Solid Smoke

Aerogel was created in 1931 as the result of a bet. Steven Kistler wagered a colleague that he could replace the liquid inside a jam jar without producing any shrinkage. In other words, he thought he could fill the volume with something that had the same struc­tural properties but was completely dry. The material that won the bet was 99.8 percent air and has the lowest density of any known solid. Aerogel is made by extracting the liquid from a gel by super­critical drying. This allows the liquid to be slowly drawn off with­out the solid matrix of the gel collapsing under its capillary action, as would occur during evaporation. The first aerogels were made of silica; more recent ingredients include alumina and carbon.11

If you touch an aerogel, it feels like Styrofoam or the green foam that flowers are often pressed into. Pressing on it softly doesn’t leave a mark and pressing on it firmly leaves a slight depression. But pressing down sharply enough will cause a catastrophic break­down of the dendritic structure, making it shatter like glass. It’s light and strong, supporting four thousand times its own weight. Aerogel is a thousand times less dense than glass, and the myriad tiny cells of air trapped inside the material make it one of the best insulators known. Engineers at NASA’s Jet Propulsion Lab learned how to make extremely pure aerogel and it was used as an insula­tor on the Mars Pathfinder mission. Peter Tsou is the wizard at JPL who fabricates aerogels; because of the importance of his skills, he was named deputy principal investigator on Stardust.

With Stardust, the challenge was to capture small particles mov­ing at six times the speed of a rifle bullet without vaporizing them or altering them chemically. Aerogel is perfect for this job; the rigid foam that’s not much denser than air slows the particles down and brings them to a relatively gentle halt, each one leaving a carrot­shaped wake two hundred times its size. Imagine firing bullets into a swimming pool filled with Jello. Stardust’s aerogel was fitted into a module the size and shape of a tennis racket that swung out when the spacecraft approached the comet. One side was turned to face Wild 2, and the other side was turned to face interstellar dust encountered on the journey. Before and after use, the module was stored in its protective Sample Return Capsule (plate 9).12

Stardust flew within 150 miles of the comet on January 2, 2004 and headed back to Earth with its precious cargo trapped like tiny flies in a silica spider web. On January 15, 2006, Stardust returned home after seven years and nearly 3 billion miles of traveling. First, the mission controllers did a short rocket burn to divert the space­craft from hitting the Earth, leaving it with just 20 kg of fuel. Then they fired two cable-cutters and three retention bolts to release the 46-kg return capsule and watched as springs on the spacecraft pushed the capsule away. The capsule streaked into the pre-dawn California sky at 29,000 mph, faster than any man-made object had ever been returned to Earth. The heat shield and parachutes worked flawlessly and the capsule landed in the Utah desert at 5:10 a. m. The few people up and outside that morning saw a fire­ball and heard a sonic boom.

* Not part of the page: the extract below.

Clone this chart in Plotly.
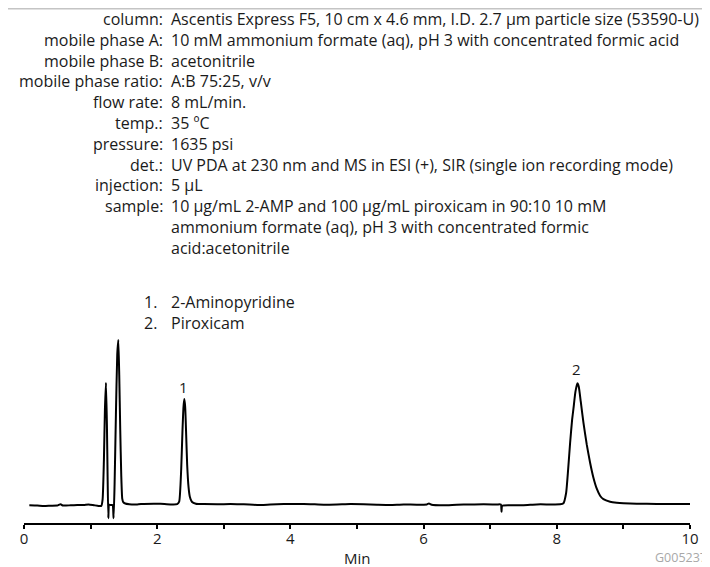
import plotly.graph_objects as go

# ---------------- data ----------------
time_min = [0.08, 0.20, 0.30, 0.40, 0.50, 0.55, 0.58, 0.70, 0.80, 0.90, 0.97, 1.05, 1.12, 1.16,
            1.18, 1.20, 1.215, 1.231, 1.245, 1.255, 1.266, 1.278, 1.30, 1.33, 1.345, 1.36, 1.38,
            1.40, 1.416, 1.43, 1.445, 1.46, 1.475, 1.49, 1.52, 1.58, 1.70, 1.80, 1.95, 2.05,
            2.20, 2.30, 2.33, 2.36, 2.38, 2.395, 2.407, 2.42, 2.435, 2.45, 2.47, 2.49, 2.52,
            2.58, 2.70, 2.90, 3.10, 3.30, 3.50, 3.70, 3.90, 4.10, 4.30, 4.50, 4.70, 4.90, 5.10,
            5.30, 5.50, 5.70, 5.90, 6.05, 6.08, 6.12, 6.30, 6.50, 6.70, 6.90, 7.10, 7.16, 7.17,
            7.18, 7.30, 7.50, 7.70, 7.90, 8.05, 8.10, 8.14, 8.17, 8.20, 8.23, 8.25, 8.28, 8.31,
            8.33, 8.36, 8.40, 8.45, 8.50, 8.55, 8.60, 8.65, 8.70, 8.80, 8.90, 9.00, 9.20, 9.50,
            9.80, 10.00]
signal = [-0.5, -0.8, -1.3, -1.0, -0.8, 0.5, -0.8, -0.6, -0.3, -0.2, 0.3, -0.5, -1.2, -1.3,
          5, 45, 95, 122, 80, 30, -13.5, 0, -0.3, -0.3, -13.5, 20, 90,
          150, 164.7, 130, 75, 30, 6, 2.5, 1.2, 0.5, 0.3, 0.8, 1.0, 0.9,
          0.3, 0.5, 3, 35, 75, 98, 105.7, 98, 70, 40, 18, 8, 3,
          1.0, 0.6, 0.5, 0.6, 0.4, -0.3, 0.2, 0.6, 0.8, 0.5, 0.0, 0.2, 0.6, 0.4,
          0.0, -0.3, 0.2, 0.0, 0.3, 1.2, 0.0, -0.5, 0.0, 0.2, 0.5, 0.2, 0.2, -7,
          -1, -0.5, -0.5, 0.3, 0.3, 0.4, 1.5, 11.7, 35, 62, 85, 96, 113, 121.4,
          118, 103, 82, 60, 42, 27, 16, 9, 5.5, 3, 2, 1.5, 1.0, 0.8,
          0.7, 0.7]

peak_labels = ["1", "2"]
peak_label_time = [2.40, 8.30]
peak_label_signal = [118, 135.7]

param_labels = ["column:", "mobile phase A:", "mobile phase B:", "mobile phase ratio:",
                "flow rate:", "temp.:", "pressure:", "det.:", "injection:", "sample:"]
param_values = [
    ["Ascentis Express F5, 10 cm x 4.6 mm, I.D. 2.7 µm particle size (53590-U)"],
    ["10 mM ammonium formate (aq), pH 3 with concentrated formic acid"],
    ["acetonitrile"],
    ["A:B 75:25, v/v"],
    ["8 mL/min."],
    ["35 ºC"],
    ["1635 psi"],
    ["UV PDA at 230 nm and MS in ESI (+), SIR (single ion recording mode)"],
    ["5 µL"],
    ["10 µg/mL 2-AMP and 100 µg/mL piroxicam in 90:10 10 mM",
     "ammonium formate (aq), pH 3 with concentrated formic",
     "acid:acetonitrile"],
]
compound_numbers = ["1.", "2."]
compound_names = ["2-Aminopyridine", "Piroxicam"]

tick_values = [0, 1, 2, 3, 4, 5, 6, 7, 8, 9, 10]
tick_text = ["0", "", "2", "", "4", "", "6", "", "8", "", "10"]
x_title = "Min"
code_text = "G005237"

# ---------------- layout helpers (page pixel -> paper) ----------------
OFF = 8                      # default page margin around the figure
W, H = 710 - OFF, 567 - OFF
PLOT_L, PLOT_R, PLOT_T, PLOT_B = 24, 690, 334, 523   # page pixels
ML, MR = PLOT_L - OFF, W - (PLOT_R - OFF)
MT, MB = PLOT_T - OFF, H - (PLOT_B - OFF)
PW, PH = W - ML - MR, H - MT - MB
FONT = "Open Sans"
FS = 16
TXT = "#1a1a1a"


def px(xp):
    return (xp - OFF - ML) / PW


def py(yp):
    return (H - MB - (yp - OFF)) / PH


fig = go.Figure()
fig.add_trace(go.Scatter(x=time_min, y=signal, mode="lines",
                         line=dict(color="black", width=2, shape="spline", smoothing=0.5),
                         hoverinfo="skip", showlegend=False))

ann = []
line_h = 20.8
y0 = 19.0
row = 0
for lab, vals in zip(param_labels, param_values):
    ann.append(dict(text=lab, x=px(165), y=py(y0 + row * line_h), xanchor="right"))
    for v in vals:
        ann.append(dict(text=v, x=px(169), y=py(y0 + row * line_h), xanchor="left"))
        row += 1

cy0 = 302.0
for i, (n, name) in enumerate(zip(compound_numbers, compound_names)):
    ann.append(dict(text=n, x=px(159), y=py(cy0 + i * line_h), xanchor="right"))
    ann.append(dict(text=name, x=px(169), y=py(cy0 + i * line_h), xanchor="left"))

for a in ann:
    a.update(xref="paper", yref="paper", yanchor="middle", showarrow=False,
             font=dict(family=FONT, size=FS, color=TXT))

for t, xv, yv in zip(peak_labels, peak_label_time, peak_label_signal):
    ann.append(dict(text=t, x=xv, y=yv, xref="x", yref="y", showarrow=False,
                    xanchor="center", yanchor="middle",
                    font=dict(family=FONT, size=15, color=TXT)))

ann.append(dict(text=x_title, x=5, y=py(558), xref="x", yref="paper", showarrow=False,
                xanchor="center", yanchor="middle",
                font=dict(family=FONT, size=15, color=TXT)))
ann.append(dict(text=code_text, x=px(709), y=py(557), xref="paper", yref="paper",
                showarrow=False, xanchor="right", yanchor="middle",
                font=dict(family=FONT, size=12.5, color="#a8a8a8")))

fig.update_layout(
    width=W, height=H,
    margin=dict(l=ML, r=MR, t=MT, b=MB, pad=0),
    paper_bgcolor="white", plot_bgcolor="white",
    annotations=ann,
    shapes=[dict(type="line", xref="paper", yref="paper", x0=px(8), x1=px(712),
                 y0=py(8.7), y1=py(8.7), line=dict(color="#c4c4c4", width=1.5))],
    xaxis=dict(range=[0, 10], showline=True, linecolor="black", linewidth=1.5,
               ticks="outside", ticklen=4, tickwidth=1.5, tickcolor="black",
               tickvals=tick_values, ticktext=tick_text, showgrid=False, zeroline=False,
               ticklabelstandoff=-3,
               tickfont=dict(family=FONT, size=15, color=TXT)),
    yaxis=dict(range=[-18.3, 170.7], visible=False, showgrid=False, zeroline=False),
)

fig.write_html("out.html")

Within two days, the package containing the aerogel was opened in a clean room at the Johnson Space Center in Houston. Stardust was subject to the maximum contamination restrictions, since it returned material from an extraterrestrial object with the potential to host life. In practice, the risk of “infecting” the Earth with alien life was low, since any known organism would almost certainly be destroyed by the high impact speeds in the aerogel, but NASA took no chances. The mission was carried out under a Category 5 plane­tary protection policy, which is even more stringent than Biosafety Level 4, the protocol used to deal with hemorrhagic fevers like Ebola and Marburg.13 That means sterilization by heat, chemicals, and radiation before the spacecraft is launched, and a requirement that the returned samples are handled in a secure facility and never come into direct contact with humans.

Members of the team opened the sample return package in a clean room just down the hall from where hundreds of kilos of Moon rocks are kept, brought back by the Apollo astronauts.14 The room was a hundred times cleaner than a hospital operating theater. They were delighted to see the aerogel segments littered with particle tracks, looking like burrows left behind by micro­scopic creatures. The mission had clearly been a success.